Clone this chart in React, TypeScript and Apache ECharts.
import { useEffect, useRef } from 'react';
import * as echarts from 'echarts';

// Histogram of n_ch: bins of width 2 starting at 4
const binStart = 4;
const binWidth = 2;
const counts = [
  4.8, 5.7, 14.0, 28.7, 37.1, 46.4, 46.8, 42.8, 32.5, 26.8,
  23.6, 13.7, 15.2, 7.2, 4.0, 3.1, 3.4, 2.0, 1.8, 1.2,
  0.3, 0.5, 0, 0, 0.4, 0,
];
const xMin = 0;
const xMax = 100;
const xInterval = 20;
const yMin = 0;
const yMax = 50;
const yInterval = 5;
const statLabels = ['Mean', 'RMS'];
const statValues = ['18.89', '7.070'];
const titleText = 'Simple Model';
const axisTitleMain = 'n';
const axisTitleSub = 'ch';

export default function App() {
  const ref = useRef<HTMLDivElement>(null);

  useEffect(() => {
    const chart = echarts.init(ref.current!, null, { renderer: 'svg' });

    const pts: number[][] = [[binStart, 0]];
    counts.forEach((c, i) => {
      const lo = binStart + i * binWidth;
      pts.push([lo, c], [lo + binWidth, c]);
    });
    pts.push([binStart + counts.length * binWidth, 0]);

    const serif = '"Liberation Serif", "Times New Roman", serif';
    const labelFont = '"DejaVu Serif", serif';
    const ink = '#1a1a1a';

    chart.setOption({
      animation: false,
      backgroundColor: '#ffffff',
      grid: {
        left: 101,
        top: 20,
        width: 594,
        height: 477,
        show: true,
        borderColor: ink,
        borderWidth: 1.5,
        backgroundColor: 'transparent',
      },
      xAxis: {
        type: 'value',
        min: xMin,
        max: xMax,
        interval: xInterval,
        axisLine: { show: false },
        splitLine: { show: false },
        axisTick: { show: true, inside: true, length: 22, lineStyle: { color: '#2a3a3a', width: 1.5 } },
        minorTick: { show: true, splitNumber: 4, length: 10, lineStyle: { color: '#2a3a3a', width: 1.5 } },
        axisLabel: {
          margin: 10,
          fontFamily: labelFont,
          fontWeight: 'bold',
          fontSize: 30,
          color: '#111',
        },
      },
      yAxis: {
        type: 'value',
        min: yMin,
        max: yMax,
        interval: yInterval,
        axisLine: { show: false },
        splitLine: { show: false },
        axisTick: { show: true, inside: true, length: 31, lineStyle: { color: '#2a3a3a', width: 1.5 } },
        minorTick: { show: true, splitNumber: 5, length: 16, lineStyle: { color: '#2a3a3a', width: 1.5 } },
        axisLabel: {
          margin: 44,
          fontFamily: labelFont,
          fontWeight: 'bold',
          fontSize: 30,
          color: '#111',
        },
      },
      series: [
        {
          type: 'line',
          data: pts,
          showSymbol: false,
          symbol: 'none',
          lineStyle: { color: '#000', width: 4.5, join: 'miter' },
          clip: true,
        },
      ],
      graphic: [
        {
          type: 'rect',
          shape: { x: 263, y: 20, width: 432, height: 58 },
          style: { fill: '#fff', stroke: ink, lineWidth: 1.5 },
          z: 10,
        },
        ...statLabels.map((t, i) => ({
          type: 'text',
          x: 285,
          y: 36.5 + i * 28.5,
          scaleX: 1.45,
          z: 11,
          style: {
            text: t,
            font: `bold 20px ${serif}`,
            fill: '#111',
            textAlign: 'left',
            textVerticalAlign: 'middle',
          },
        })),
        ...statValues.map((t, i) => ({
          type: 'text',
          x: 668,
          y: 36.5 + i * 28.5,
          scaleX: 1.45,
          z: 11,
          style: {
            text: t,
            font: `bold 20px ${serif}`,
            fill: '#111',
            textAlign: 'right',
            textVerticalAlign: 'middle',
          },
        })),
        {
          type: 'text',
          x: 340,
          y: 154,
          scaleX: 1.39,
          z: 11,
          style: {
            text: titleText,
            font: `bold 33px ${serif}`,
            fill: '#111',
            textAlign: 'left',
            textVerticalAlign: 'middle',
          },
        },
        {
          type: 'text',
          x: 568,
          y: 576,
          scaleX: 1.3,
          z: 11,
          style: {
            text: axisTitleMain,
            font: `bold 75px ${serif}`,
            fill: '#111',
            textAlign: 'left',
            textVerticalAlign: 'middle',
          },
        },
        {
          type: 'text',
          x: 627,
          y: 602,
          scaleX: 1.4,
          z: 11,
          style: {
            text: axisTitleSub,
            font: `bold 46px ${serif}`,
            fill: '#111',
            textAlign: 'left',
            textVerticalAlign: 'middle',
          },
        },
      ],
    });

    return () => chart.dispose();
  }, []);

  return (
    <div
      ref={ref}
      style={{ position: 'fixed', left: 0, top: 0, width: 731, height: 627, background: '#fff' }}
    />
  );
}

- WHAT IS EXPECTED
Using the data above, output each line exactly.

- SOLUTION
Clone this chart in React, TypeScript and Apache ECharts.
import { useEffect, useRef } from 'react';
import * as echarts from 'echarts';

// Histogram of n_ch: bins of width 2 starting at 4
const binStart = 4;
const binWidth = 2;
const counts = [
  4.8, 5.7, 14.0, 28.7, 37.1, 46.4, 46.8, 42.8, 32.5, 26.8,
  23.6, 13.7, 15.2, 7.2, 4.0, 3.1, 3.4, 2.0, 1.8, 1.2,
  0.3, 0.5, 0, 0, 0.4, 0,
];
const xMin = 0;
const xMax = 100;
const xInterval = 20;
const yMin = 0;
const yMax = 50;
const yInterval = 5;
const statLabels = ['Mean', 'RMS'];
const statValues = ['18.89', '7.070'];
const titleText = 'Simple Model';
const axisTitleMain = 'n';
const axisTitleSub = 'ch';

export default function App() {
  const ref = useRef<HTMLDivElement>(null);

  useEffect(() => {
    const chart = echarts.init(ref.current!, null, { renderer: 'svg' });

    const pts: number[][] = [[binStart, 0]];
    counts.forEach((c, i) => {
      const lo = binStart + i * binWidth;
      pts.push([lo, c], [lo + binWidth, c]);
    });
    pts.push([binStart + counts.length * binWidth, 0]);

    const serif = '"Liberation Serif", "Times New Roman", serif';
    const labelFont = '"DejaVu Serif", serif';
    const ink = '#1a1a1a';

    chart.setOption({
      animation: false,
      backgroundColor: '#ffffff',
      grid: {
        left: 101,
        top: 20,
        width: 594,
        height: 477,
        show: true,
        borderColor: ink,
        borderWidth: 1.5,
        backgroundColor: 'transparent',
      },
      xAxis: {
        type: 'value',
        min: xMin,
        max: xMax,
        interval: xInterval,
        axisLine: { show: false },
        splitLine: { show: false },
        axisTick: { show: true, inside: true, length: 22, lineStyle: { color: '#2a3a3a', width: 1.5 } },
        minorTick: { show: true, splitNumber: 4, length: 10, lineStyle: { color: '#2a3a3a', width: 1.5 } },
        axisLabel: {
          margin: 10,
          fontFamily: labelFont,
          fontWeight: 'bold',
          fontSize: 30,
          color: '#111',
        },
      },
      yAxis: {
        type: 'value',
        min: yMin,
        max: yMax,
        interval: yInterval,
        axisLine: { show: false },
        splitLine: { show: false },
        axisTick: { show: true, inside: true, length: 31, lineStyle: { color: '#2a3a3a', width: 1.5 } },
        minorTick: { show: true, splitNumber: 5, length: 16, lineStyle: { color: '#2a3a3a', width: 1.5 } },
        axisLabel: {
          margin: 44,
          fontFamily: labelFont,
          fontWeight: 'bold',
          fontSize: 30,
          color: '#111',
        },
      },
      series: [
        {
          type: 'line',
          data: pts,
          showSymbol: false,
          symbol: 'none',
          lineStyle: { color: '#000', width: 4.5, join: 'miter' },
          clip: true,
        },
      ],
      graphic: [
        {
          type: 'rect',
          shape: { x: 263, y: 20, width: 432, height: 58 },
          style: { fill: '#fff', stroke: ink, lineWidth: 1.5 },
          z: 10,
        },
        ...statLabels.map((t, i) => ({
          type: 'text',
          x: 285,
          y: 36.5 + i * 28.5,
          scaleX: 1.45,
          z: 11,
          style: {
            text: t,
            font: `bold 20px ${serif}`,
            fill: '#111',
            textAlign: 'left',
            textVerticalAlign: 'middle',
          },
        })),
        ...statValues.map((t, i) => ({
          type: 'text',
          x: 668,
          y: 36.5 + i * 28.5,
          scaleX: 1.45,
          z: 11,
          style: {
            text: t,
            font: `bold 20px ${serif}`,
            fill: '#111',
            textAlign: 'right',
            textVerticalAlign: 'middle',
          },
        })),
        {
          type: 'text',
          x: 340,
          y: 154,
          scaleX: 1.39,
          z: 11,
          style: {
            text: titleText,
            font: `bold 33px ${serif}`,
            fill: '#111',
            textAlign: 'left',
            textVerticalAlign: 'middle',
          },
        },
        {
          type: 'text',
          x: 568,
          y: 576,
          scaleX: 1.3,
          z: 11,
          style: {
            text: axisTitleMain,
            font: `bold 75px ${serif}`,
            fill: '#111',
            textAlign: 'left',
            textVerticalAlign: 'middle',
          },
        },
        {
          type: 'text',
          x: 627,
          y: 602,
          scaleX: 1.4,
          z: 11,
          style: {
            text: axisTitleSub,
            font: `bold 46px ${serif}`,
            fill: '#111',
            textAlign: 'left',
            textVerticalAlign: 'middle',
          },
        },
      ],
    });

    return () => chart.dispose();
  }, []);

  return (
    <div
      ref={ref}
      style={{ position: 'fixed', left: 0, top: 0, width: 731, height: 627, background: '#fff' }}
    />
  );
}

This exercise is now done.